Carl T. Bergstrom '93 of Currier House didn't surprise his roommates a year and a half ago after winter break when he announced his engagement to Holly N. Lauwers. Bergstrom had met Lauwers, who just gradusted from Syracuse University, in ninth grade, and he had begun dating her two years later.

"We decided to go to separate colleges because we weren't sure the relationship was right," Bergstrom says. "It became quite obvious to us by late October of freshman year where it was going."

Bergstrom's blockmate, Steven C. Krause '93, says he had expected the announcement sooner or later. "It seemed like the right thing to do," he says. "I can't imagine getting married now--but I'm sure if I had a girlfriend I'd been dating for the last six years, I'd consider it."

Scott H. Podolsky '93 also met his girlfriend, Amy Shapiro, during his first year of high school. Podolsky and Shapiro, a recent graduate of Boston University, started dating the next year and got engaged a year ago last May.
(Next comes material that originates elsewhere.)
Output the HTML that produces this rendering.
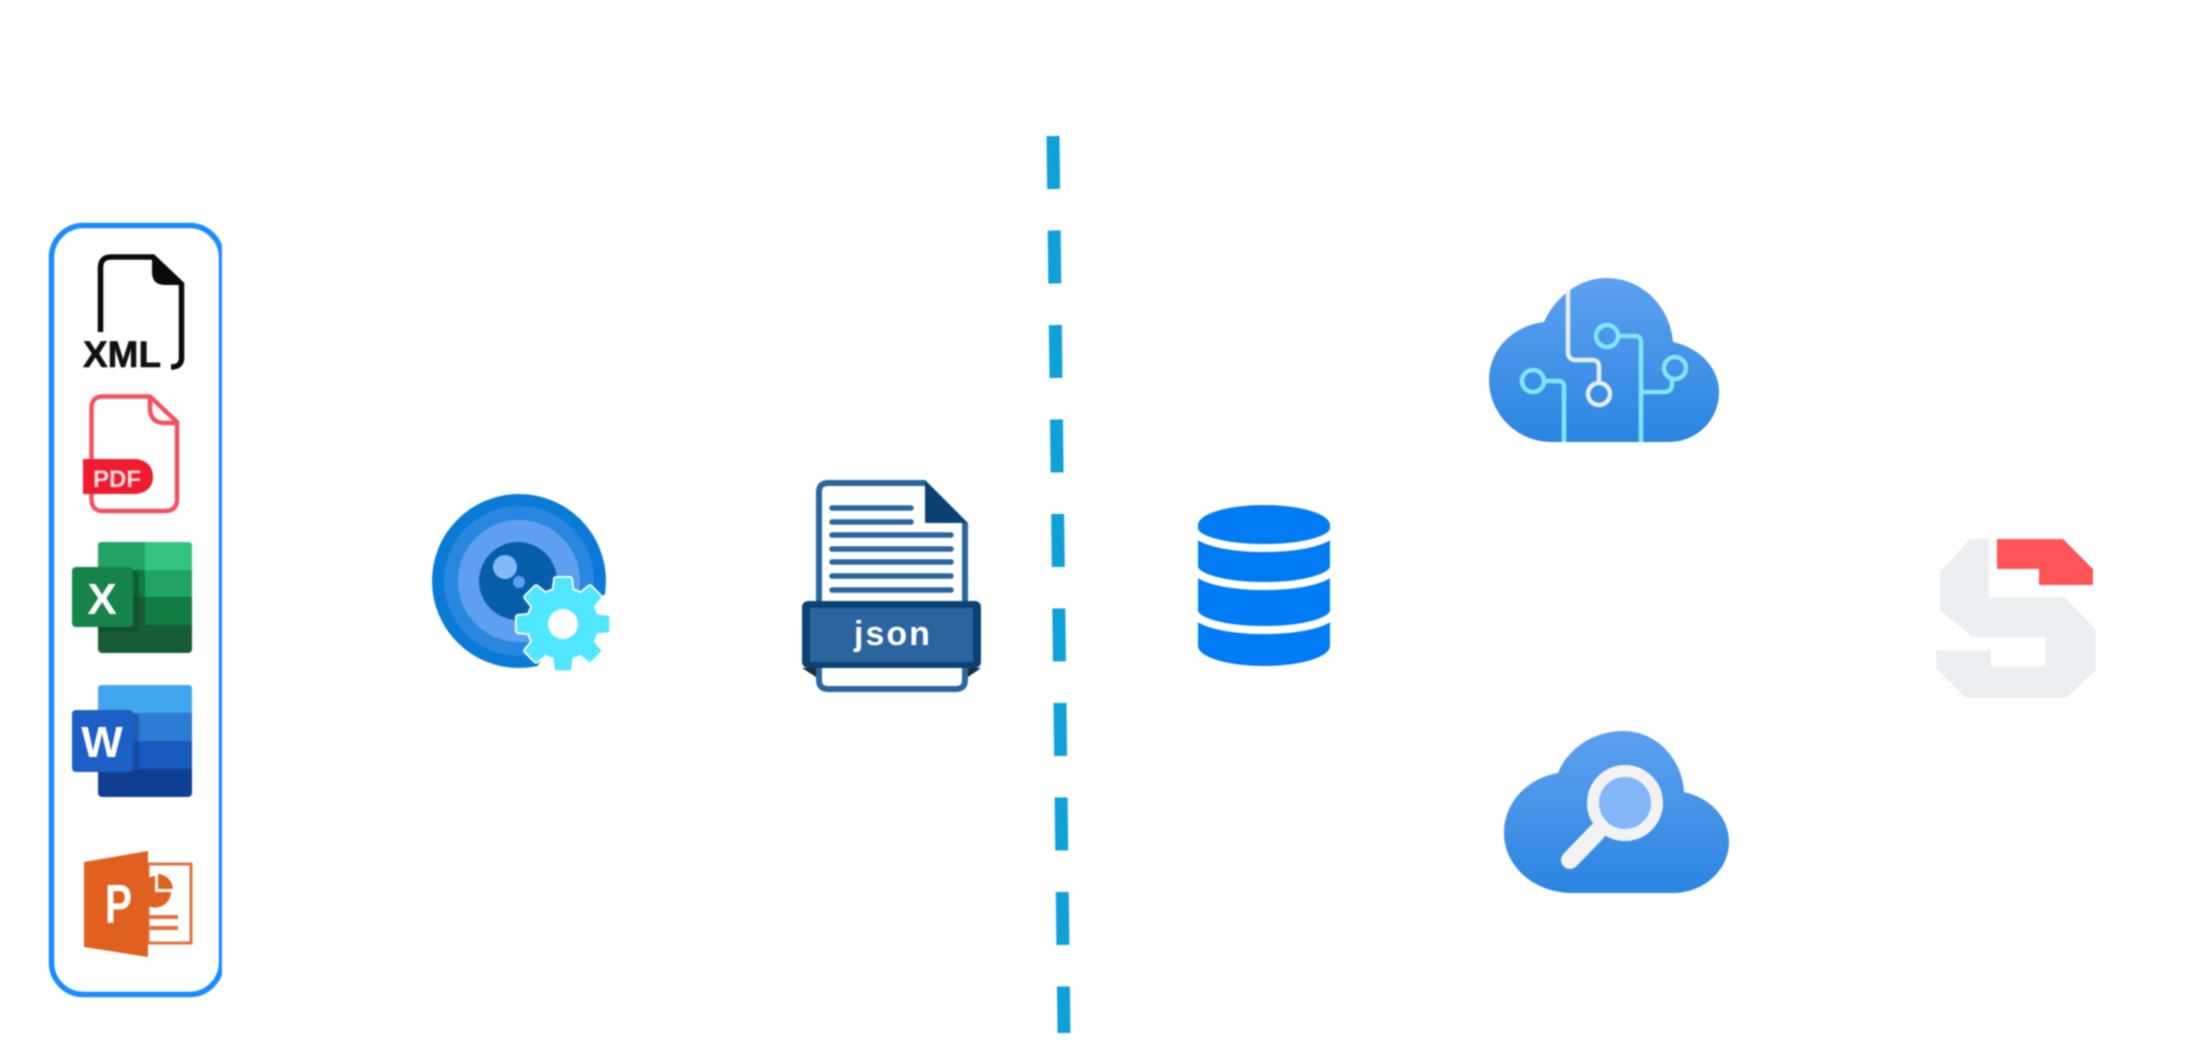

"When I first came here, I wasn't sure, but I realized pretty quickly when I got up here," Podolsky says. "We realized we were both happy and felt really complete around each other."

Podolsky says he has enjoyed having a "safe haven" with Shapiro at BU, despite the distance. "I've gotten used to taking the T," he says.

John H. Cawley '93 met his fiancee even earlier than Bergstrom or Podolsky. Cawley and Dharma E. Bilotta went to grade school and most of high school together, both participating on the speech and debate team.

But after Bilotta transferred to a different high school, Cawley didn't see her again--until two years ago, when he bumped into her on a street corner in their hometown of Scranton, Pa.

Cawley proposed to Bilotta last month on the middle of one of the bridges over the Charles River. "We ran down to the river and I asked her at midnight," says Cawley (although Bilotta claims it was closer to 1:30 a.m.).